The spirit of prayer has been poured out on the Christian churches in this town. The young people were among the first to enjoy it, but it has at length been given to all classes of professors. The revival shews itself in a deep concern for the salvation of souls, in a strong desire to see the Savior glorified, and in a strong faith in those great and precious promises which relate to these subjects. The character of the prayers offered, and the conversations among the people, are unmistakeable proofs that the Lord works savingly by His Holy Spirit in the souls of the people. There are clear signs of that which the Bible represents as conviction for sin – the pricking of the heart – a broken and contrite spirit – repentance towards God, and faith in our Lord Jesus Christ, in those who offer themselves as candidates for church-membership, and this is very evident in those who were previously immoral in their conduct.
“We may further regard the external circumstances of this movement, and compress the whole into a short compass.
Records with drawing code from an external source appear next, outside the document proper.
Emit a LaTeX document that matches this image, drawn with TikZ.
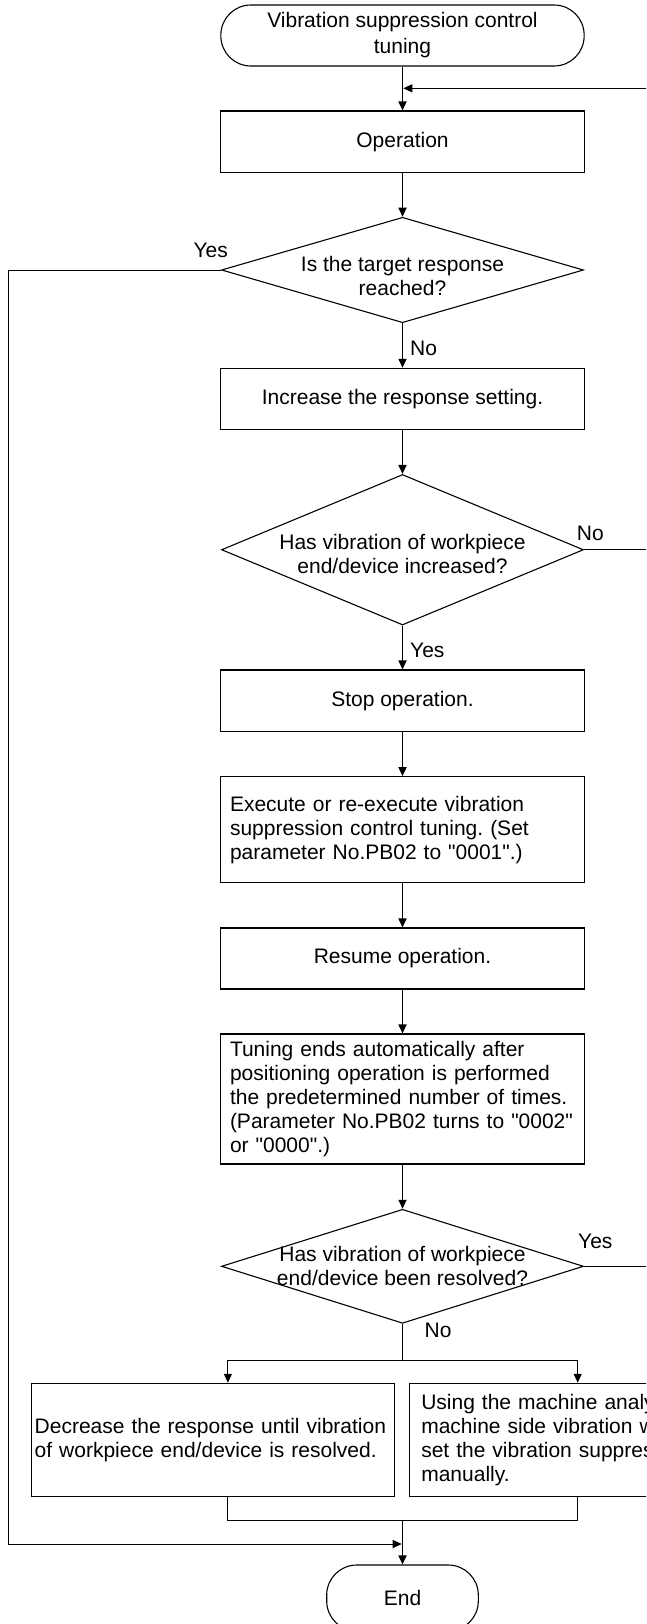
\documentclass[tikz,border=0pt]{standalone}
\usepackage{fontspec}
\setmainfont{Liberation Sans}[Ligatures=TeXOff]
\usetikzlibrary{arrows.meta,shapes.geometric}
\frenchspacing
\tikzset{
  txt/.style={font=\fontsize{21}{24}\selectfont, text=black},
  base/.style={draw=black, line width=1.1pt, txt, inner sep=0pt},
  box/.style={base, rectangle, align=center, minimum width=363.6pt},
  lbox/.style={base, rectangle, align=left, minimum width=363.6pt, text width=345pt},
  term/.style={base, rectangle, rounded corners=30pt, align=center},
  decision/.style={draw=black, line width=1.1pt, diamond, inner sep=0pt, minimum width=362pt},
  lab/.style={txt, inner sep=0pt, align=center},
  arr/.style={draw=black, line width=1.7pt, -{Triangle[length=9pt,width=8pt]}},
  tharr/.style={draw=black, line width=1pt, -{Triangle[length=9pt,width=8pt]}},
  ln/.style={draw=black, line width=1pt},
}
\begin{document}
\frenchspacing
\begin{tikzpicture}[x=1pt, y=-1pt]
\useasboundingbox (0,0) rectangle (646,1624);
\clip (0,0) rectangle (646,1624);
\fill[white] (0,0) rectangle (646,1624);

% nodes
\node[term, minimum width=363.3pt, minimum height=61pt] (start) at (402.5,35.5)
  {Vibration suppression control\\[2pt]tuning};
\node[box, minimum height=61.3pt] (op) at (402.5,141.65) {Operation};
\node[decision, minimum height=105.4pt,
  label={[lab, yshift=-6pt]center:Is the target response\\reached?}] (d1) at (402.5,270) {};
\node[box, minimum height=61pt] (inc) at (402.5,398.8) {Increase the response setting.};
\node[decision, minimum height=150.5pt,
  label={[lab, yshift=-4pt]center:Has vibration of workpiece\\end/device increased?}] (d2) at (402.5,549.75) {};
\node[box, minimum height=61.7pt] (stop) at (402.5,700.85) {Stop operation.};
\node[lbox, minimum height=106pt] (exec) at (402.5,829.7)
  {Execute or re-execute vibration\\suppression control tuning. (Set\\parameter No.PB02 to "0001".)};
\node[box, minimum height=61pt] (resume) at (402.5,958.5) {Resume operation.};
\node[lbox, minimum height=130pt] (tune) at (402.5,1099)
  {Tuning ends automatically after\\positioning operation is performed\\the predetermined number of times.\\(Parameter No.PB02 turns to "0002"\\or "0000".)};
\node[decision, minimum height=114pt,
  label={[lab]center:Has vibration of workpiece\\end/device been resolved?}] (d3) at (402.5,1266.3) {};
\node[base, rectangle, align=left, minimum width=363pt, minimum height=113.4pt, text width=357pt] (lb) at (213.2,1440)
  {Decrease the response until vibration\\of workpiece end/device is resolved.};
\node[base, rectangle, align=left, minimum width=365pt, minimum height=113.4pt, text width=341pt] (rb) at (591.8,1440)
  {Using the machine analyzer or\\machine side vibration waveform,\\set the vibration suppression control\\manually.};
\node[term, minimum width=151.6pt, minimum height=66pt] (end) at (402.5,1598) {End};

% labels
\node[lab] (yes1) at (210.7,250.7) {Yes};
\node[lab, anchor=west] (no1) at (410,348) {No};
\node[lab, anchor=west] (no2) at (576.7,533) {No};
\node[lab, anchor=west] (yes2) at (410,650) {Yes};
\node[lab, anchor=west] (yes3) at (578,1241.7) {Yes};
\node[lab, anchor=west] (no3) at (424.4,1330) {No};

% coordinates
\coordinate (fbR) at (680,549.75);
\coordinate (fbT) at (680,88.3);
\coordinate (fbJ) at (403.3,88.3);
\coordinate (y1T) at (8.5,270);
\coordinate (y1B) at (8.5,1544);
\coordinate (y1J) at (401.7,1544);
\coordinate (y3R) at (680,1266.3);
\coordinate (brC) at (402.5,1360);
\coordinate (brL) at (227.9,1360);
\coordinate (brR) at (577.7,1360);
\coordinate (mgL) at (227.9,1520.7);
\coordinate (mgR) at (577.7,1520.7);
\coordinate (mgC) at (402.5,1520.7);

% main flow
\draw[arr] (start) -- (op);
\draw[arr] (op) -- (d1);
\draw[arr] (d1) -- (inc);
\draw[arr] (inc) -- (d2);
\draw[arr] (d2) -- (stop);
\draw[arr] (stop) -- (exec);
\draw[arr] (exec) -- (resume);
\draw[arr] (resume) -- (tune);
\draw[arr] (tune) -- (d3);

% feedback loop (No)
\draw[tharr] (d2.east) -- (fbR) -- (fbT) -- (fbJ);
% Yes of first decision
\draw[tharr] (d1.west) -- (y1T) -- (y1B) -- (y1J);
% Yes of last decision
\draw[ln] (d3.east) -- (y3R);
% No branch
\draw[ln] (d3.south) -- (brC);
\draw[ln] (brL) -- (brR);
\draw[tharr] (brL) -- (brL |- lb.north);
\draw[tharr] (brR) -- (brR |- rb.north);
% merge
\draw[ln] (lb.south -| mgL) -- (mgL) -- (mgR) -- (rb.south -| mgR);
\draw[arr] (mgC) -- (end);
\end{tikzpicture}
\end{document}
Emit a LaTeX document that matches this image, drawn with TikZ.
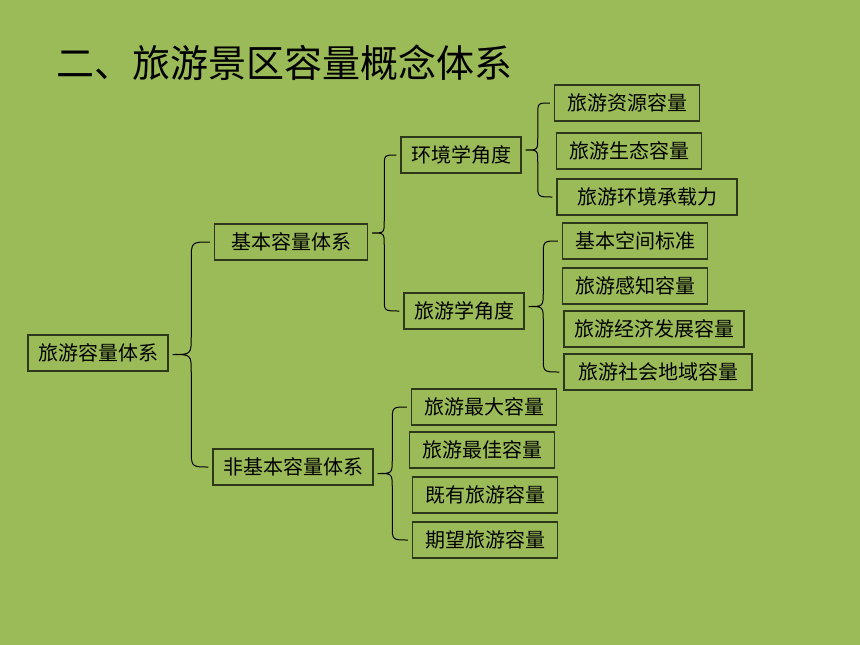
\documentclass[tikz,border=0pt]{standalone}
\usepackage{fontspec}
\usepackage{tikz}
\usetikzlibrary{calc,positioning}
\newfontfamily\cjk{Noto Sans CJK SC}
\definecolor{hintergrund}{RGB}{155,187,89}
\definecolor{rahmen}{RGB}{45,55,25}

\tikzset{
  kasten/.style={draw=rahmen,line width=1.1pt,inner xsep=10pt,minimum height=36pt,text=black,font=\cjk\fontsize{20pt}{24pt}\selectfont},
  blatt/.style={kasten,minimum width=145pt},
  titel/.style={inner sep=0pt,text=black,font=\cjk\fontsize{38pt}{44pt}\selectfont},
  klammer/.style={black,line width=1pt},
}

%Geschweifte Klammer: Spitze am Elternknoten, Enden am obersten und untersten Kind
\newcommand{\geschweift}[3]{%
  \draw[klammer] let \p1=($(#1.east)+(4pt,0)$), \p2=($(#2.west)+(-4pt,0)$), \p3=($(#3.west)+(-4pt,0)$),
    \n1={0.5*(\x1+\x2)}, \n2={0.5*(\y2+\y3)}, \n3={0.5*(\x2-\x1)} in
    (\p2) .. controls (\n1,\y2) .. (\n1,{\y2-\n3}) -- (\n1,{\n2+\n3})
    .. controls (\n1,\n2) .. (\x1,\n2) .. controls (\n1,\n2) .. (\n1,{\n2-\n3})
    -- (\n1,{\y3+\n3}) .. controls (\n1,\y3) .. (\p3);
}

\begin{document}
\begin{tikzpicture}[x=1pt,y=-1pt]
\fill[hintergrund] (0,0) rectangle (860,645);
\node[titel,anchor=west] (titel) at (56,63) {二、旅游景区容量概念体系};
%Ebene 1 und 2
\node[kasten] (wurzel) at (98,353) {旅游容量体系};
\node[kasten,minimum width=153pt] (basis) at (291,242) {基本容量体系};
\node[kasten] (nichtbasis) at (293,467) {非基本容量体系};
%Ebene 3
\node[kasten] (umwelt) at (461,155) {环境学角度};
\node[kasten] (tourismus) at (464,311) {旅游学角度};
%Blaetter
\node[blatt] (u1) at (627,103) {旅游资源容量};
\node[blatt] (u2) at (629,151) {旅游生态容量};
\node[blatt,minimum width=180pt] (u3) at (647,197) {旅游环境承载力};
\node[blatt] (t1) at (635,241) {基本空间标准};
\node[blatt] (t2) at (635,286) {旅游感知容量};
\node[blatt] (t3) at (654,329) {旅游经济发展容量};
\node[blatt,minimum width=188pt] (t4) at (658,372) {旅游社会地域容量};
\node[blatt] (n1) at (484,407) {旅游最大容量};
\node[blatt] (n2) at (482,450) {旅游最佳容量};
\node[blatt] (n3) at (485,495) {既有旅游容量};
\node[blatt] (n4) at (485,540) {期望旅游容量};
%Klammern
\geschweift{wurzel}{basis}{nichtbasis}
\geschweift{basis}{umwelt}{tourismus}
\geschweift{umwelt}{u1}{u3}
\geschweift{tourismus}{t1}{t4}
\geschweift{nichtbasis}{n1}{n4}
\end{tikzpicture}
\end{document}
The prayer-meetings are very popular. They are attended not only by those who were in the practice of attending the means of grace frequently, but by many who had totally neglected the house of God. There is such a powerful charm in the prayer-meetings, that it is found difficult to terminate them at the usual time; and although they are held every night, without interruption, they often continue until midnight and even later. It is no uncommon thing to hear persons in the distress of their souls crying out for mercy. Some have experienced very deep convictions. In some cases there have been loud rejoicings in the services. The effects of this movement upon the town are very remarkable. You may observe a general seriousness of manner and deportment. Drunkenness has greatly diminished, and Sabbath desecration is now rare, when compared with former times.”
On every occasion care is taken to instruct the people in the true and unchangeable principles of religion. They are cautioned against resting in a mere outward profession. They are told that excitement is not conversion, that an awakening of the conscience to a sense of guilt and danger does not always result in a change of heart. It is strongly and constantly urged that whatever hope or confidence they may have in their own minds as to their having “passed from death unto life.” It is a mistake, a delusion, unless it is accompanied by hatred to sin, and a renunciation of it in every shape and form; love to holiness, and the practical discharge of every moral duty. They are told that the Bible is to be the standard of religious feeling, as it is of religious faith. In short, they are admonished to seek a thorough change of heart, and to furnish evidence thereof in holiness of life.